Task description: Copy everything in the data below exactly except the pictures.

-- start of Dataset content --

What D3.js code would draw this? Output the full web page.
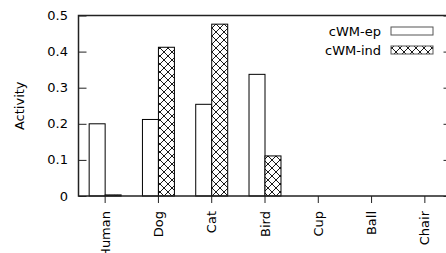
<!DOCTYPE html>
<html>
<head>
<meta charset="utf-8">
<script src="https://d3js.org/d3.v7.min.js"></script>
<style>
  body { margin: 0; background: #fff; }
  text { font-family: "DejaVu Sans", sans-serif; font-size: 13px; fill: #000; }
</style>
</head>
<body>
<svg id="chart" width="446" height="253"></svg>
<script>
// data
const categories = ['Human', 'Dog', 'Cat', 'Bird', 'Cup', 'Ball', 'Chair'];
const epValues = [0.200, 0.212, 0.254, 0.337, 0, 0, 0];
const indValues = [0.003, 0.412, 0.476, 0.111, 0, 0, 0];
const seriesNames = ['cWM-ep', 'cWM-ind'];
const yTicks = [0, 0.1, 0.2, 0.3, 0.4, 0.5];

const svg = d3.select('#chart');

// plot box (right side runs past the window, like the original)
const plotL = 78.5, plotR = 451.5, plotT = 15.5, plotB = 196;

const x = d3.scaleBand().domain(categories).range([plotL, plotR]).padding(0);
const y = d3.scaleLinear().domain([0, 0.5]).range([plotB, plotT]);
const bw = x.bandwidth();
const barW = bw * 0.3;
const cx = c => x(c) + bw / 2;

// crosshatch fill
const defs = svg.append('defs');
const pat = defs.append('pattern')
  .attr('id', 'hatch')
  .attr('patternUnits', 'userSpaceOnUse')
  .attr('width', 8).attr('height', 8);
pat.append('rect').attr('width', 8).attr('height', 8).attr('fill', '#fff');
pat.append('path').attr('d', 'M0,0L8,8M8,0L0,8')
  .attr('stroke', '#000').attr('stroke-width', 0.9);

// bars
const g = svg.append('g');
g.selectAll('rect.ep')
  .data(categories)
  .enter().append('rect')
  .attr('class', 'ep')
  .attr('x', c => cx(c) - barW)
  .attr('y', (c, i) => y(epValues[i]))
  .attr('width', barW)
  .attr('height', (c, i) => plotB - y(epValues[i]))
  .attr('fill', '#fff').attr('stroke', '#000').attr('stroke-width', 1);

g.selectAll('rect.ind')
  .data(categories)
  .enter().append('rect')
  .attr('class', 'ind')
  .attr('x', c => cx(c))
  .attr('y', (c, i) => y(indValues[i]))
  .attr('width', barW)
  .attr('height', (c, i) => plotB - y(indValues[i]))
  .attr('fill', 'url(#hatch)').attr('stroke', '#000').attr('stroke-width', 1);

// border
svg.append('rect')
  .attr('x', plotL).attr('y', plotT)
  .attr('width', plotR - plotL).attr('height', plotB - plotT)
  .attr('fill', 'none').attr('stroke', '#222').attr('stroke-width', 1.5);

// y axis: ticks inward on both sides
const yAxisL = d3.axisRight(y).tickValues(yTicks).tickSize(8).tickFormat('');
svg.append('g').attr('transform', `translate(${plotL},0)`).call(yAxisL)
  .call(s => s.select('.domain').remove())
  .selectAll('line').attr('stroke', '#222');
const yAxisR = d3.axisLeft(y).tickValues(yTicks).tickSize(8).tickFormat('');
svg.append('g').attr('transform', `translate(${plotR},0)`).call(yAxisR)
  .call(s => s.select('.domain').remove())
  .selectAll('line').attr('stroke', '#222');

svg.append('g').selectAll('text')
  .data(yTicks)
  .enter().append('text')
  .attr('x', 68).attr('y', d => y(d)).attr('dy', '0.35em')
  .attr('text-anchor', 'end')
  .text(d => d === 0 ? '0' : d3.format('.1f')(d));

// x axis: ticks outward, labels rotated
const xAxis = d3.axisBottom(x).tickSize(7).tickFormat('');
svg.append('g').attr('transform', `translate(0,${plotB})`).call(xAxis)
  .call(s => s.select('.domain').remove())
  .selectAll('line').attr('stroke', '#222');

svg.append('g').selectAll('text')
  .data(categories)
  .enter().append('text')
  .attr('transform', c => `translate(${cx(c)},211) rotate(-90)`)
  .attr('dy', '0.35em')
  .attr('text-anchor', 'end')
  .text(c => c);

// y label
svg.append('text')
  .attr('transform', `translate(19,${(plotT + plotB) / 2}) rotate(-90)`)
  .attr('dy', '0.35em')
  .attr('text-anchor', 'middle')
  .text('Activity');

// legend
const legend = svg.append('g');
seriesNames.forEach((name, i) => {
  const ly = 31 + i * 19;
  legend.append('text')
    .attr('x', 381).attr('y', ly).attr('dy', '0.35em')
    .attr('text-anchor', 'end')
    .text(name);
  legend.append('rect')
    .attr('x', 391).attr('y', ly - 4)
    .attr('width', 42).attr('height', 8)
    .attr('fill', i === 0 ? '#fff' : 'url(#hatch)')
    .attr('stroke', '#555').attr('stroke-width', 1);
});
</script>
</body>
</html>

-- end of Dataset content --

Answer:
What D3.js code would draw this? Output the full web page.
<!DOCTYPE html>
<html>
<head>
<meta charset="utf-8">
<script src="https://d3js.org/d3.v7.min.js"></script>
<style>
  body { margin: 0; background: #fff; }
  text { font-family: "DejaVu Sans", sans-serif; font-size: 13px; fill: #000; }
</style>
</head>
<body>
<svg id="chart" width="446" height="253"></svg>
<script>
// data
const categories = ['Human', 'Dog', 'Cat', 'Bird', 'Cup', 'Ball', 'Chair'];
const epValues = [0.200, 0.212, 0.254, 0.337, 0, 0, 0];
const indValues = [0.003, 0.412, 0.476, 0.111, 0, 0, 0];
const seriesNames = ['cWM-ep', 'cWM-ind'];
const yTicks = [0, 0.1, 0.2, 0.3, 0.4, 0.5];

const svg = d3.select('#chart');

// plot box (right side runs past the window, like the original)
const plotL = 78.5, plotR = 451.5, plotT = 15.5, plotB = 196;

const x = d3.scaleBand().domain(categories).range([plotL, plotR]).padding(0);
const y = d3.scaleLinear().domain([0, 0.5]).range([plotB, plotT]);
const bw = x.bandwidth();
const barW = bw * 0.3;
const cx = c => x(c) + bw / 2;

// crosshatch fill
const defs = svg.append('defs');
const pat = defs.append('pattern')
  .attr('id', 'hatch')
  .attr('patternUnits', 'userSpaceOnUse')
  .attr('width', 8).attr('height', 8);
pat.append('rect').attr('width', 8).attr('height', 8).attr('fill', '#fff');
pat.append('path').attr('d', 'M0,0L8,8M8,0L0,8')
  .attr('stroke', '#000').attr('stroke-width', 0.9);

// bars
const g = svg.append('g');
g.selectAll('rect.ep')
  .data(categories)
  .enter().append('rect')
  .attr('class', 'ep')
  .attr('x', c => cx(c) - barW)
  .attr('y', (c, i) => y(epValues[i]))
  .attr('width', barW)
  .attr('height', (c, i) => plotB - y(epValues[i]))
  .attr('fill', '#fff').attr('stroke', '#000').attr('stroke-width', 1);

g.selectAll('rect.ind')
  .data(categories)
  .enter().append('rect')
  .attr('class', 'ind')
  .attr('x', c => cx(c))
  .attr('y', (c, i) => y(indValues[i]))
  .attr('width', barW)
  .attr('height', (c, i) => plotB - y(indValues[i]))
  .attr('fill', 'url(#hatch)').attr('stroke', '#000').attr('stroke-width', 1);

// border
svg.append('rect')
  .attr('x', plotL).attr('y', plotT)
  .attr('width', plotR - plotL).attr('height', plotB - plotT)
  .attr('fill', 'none').attr('stroke', '#222').attr('stroke-width', 1.5);

// y axis: ticks inward on both sides
const yAxisL = d3.axisRight(y).tickValues(yTicks).tickSize(8).tickFormat('');
svg.append('g').attr('transform', `translate(${plotL},0)`).call(yAxisL)
  .call(s => s.select('.domain').remove())
  .selectAll('line').attr('stroke', '#222');
const yAxisR = d3.axisLeft(y).tickValues(yTicks).tickSize(8).tickFormat('');
svg.append('g').attr('transform', `translate(${plotR},0)`).call(yAxisR)
  .call(s => s.select('.domain').remove())
  .selectAll('line').attr('stroke', '#222');

svg.append('g').selectAll('text')
  .data(yTicks)
  .enter().append('text')
  .attr('x', 68).attr('y', d => y(d)).attr('dy', '0.35em')
  .attr('text-anchor', 'end')
  .text(d => d === 0 ? '0' : d3.format('.1f')(d));

// x axis: ticks outward, labels rotated
const xAxis = d3.axisBottom(x).tickSize(7).tickFormat('');
svg.append('g').attr('transform', `translate(0,${plotB})`).call(xAxis)
  .call(s => s.select('.domain').remove())
  .selectAll('line').attr('stroke', '#222');

svg.append('g').selectAll('text')
  .data(categories)
  .enter().append('text')
  .attr('transform', c => `translate(${cx(c)},211) rotate(-90)`)
  .attr('dy', '0.35em')
  .attr('text-anchor', 'end')
  .text(c => c);

// y label
svg.append('text')
  .attr('transform', `translate(19,${(plotT + plotB) / 2}) rotate(-90)`)
  .attr('dy', '0.35em')
  .attr('text-anchor', 'middle')
  .text('Activity');

// legend
const legend = svg.append('g');
seriesNames.forEach((name, i) => {
  const ly = 31 + i * 19;
  legend.append('text')
    .attr('x', 381).attr('y', ly).attr('dy', '0.35em')
    .attr('text-anchor', 'end')
    .text(name);
  legend.append('rect')
    .attr('x', 391).attr('y', ly - 4)
    .attr('width', 42).attr('height', 8)
    .attr('fill', i === 0 ? '#fff' : 'url(#hatch)')
    .attr('stroke', '#555').attr('stroke-width', 1);
});
</script>
</body>
</html>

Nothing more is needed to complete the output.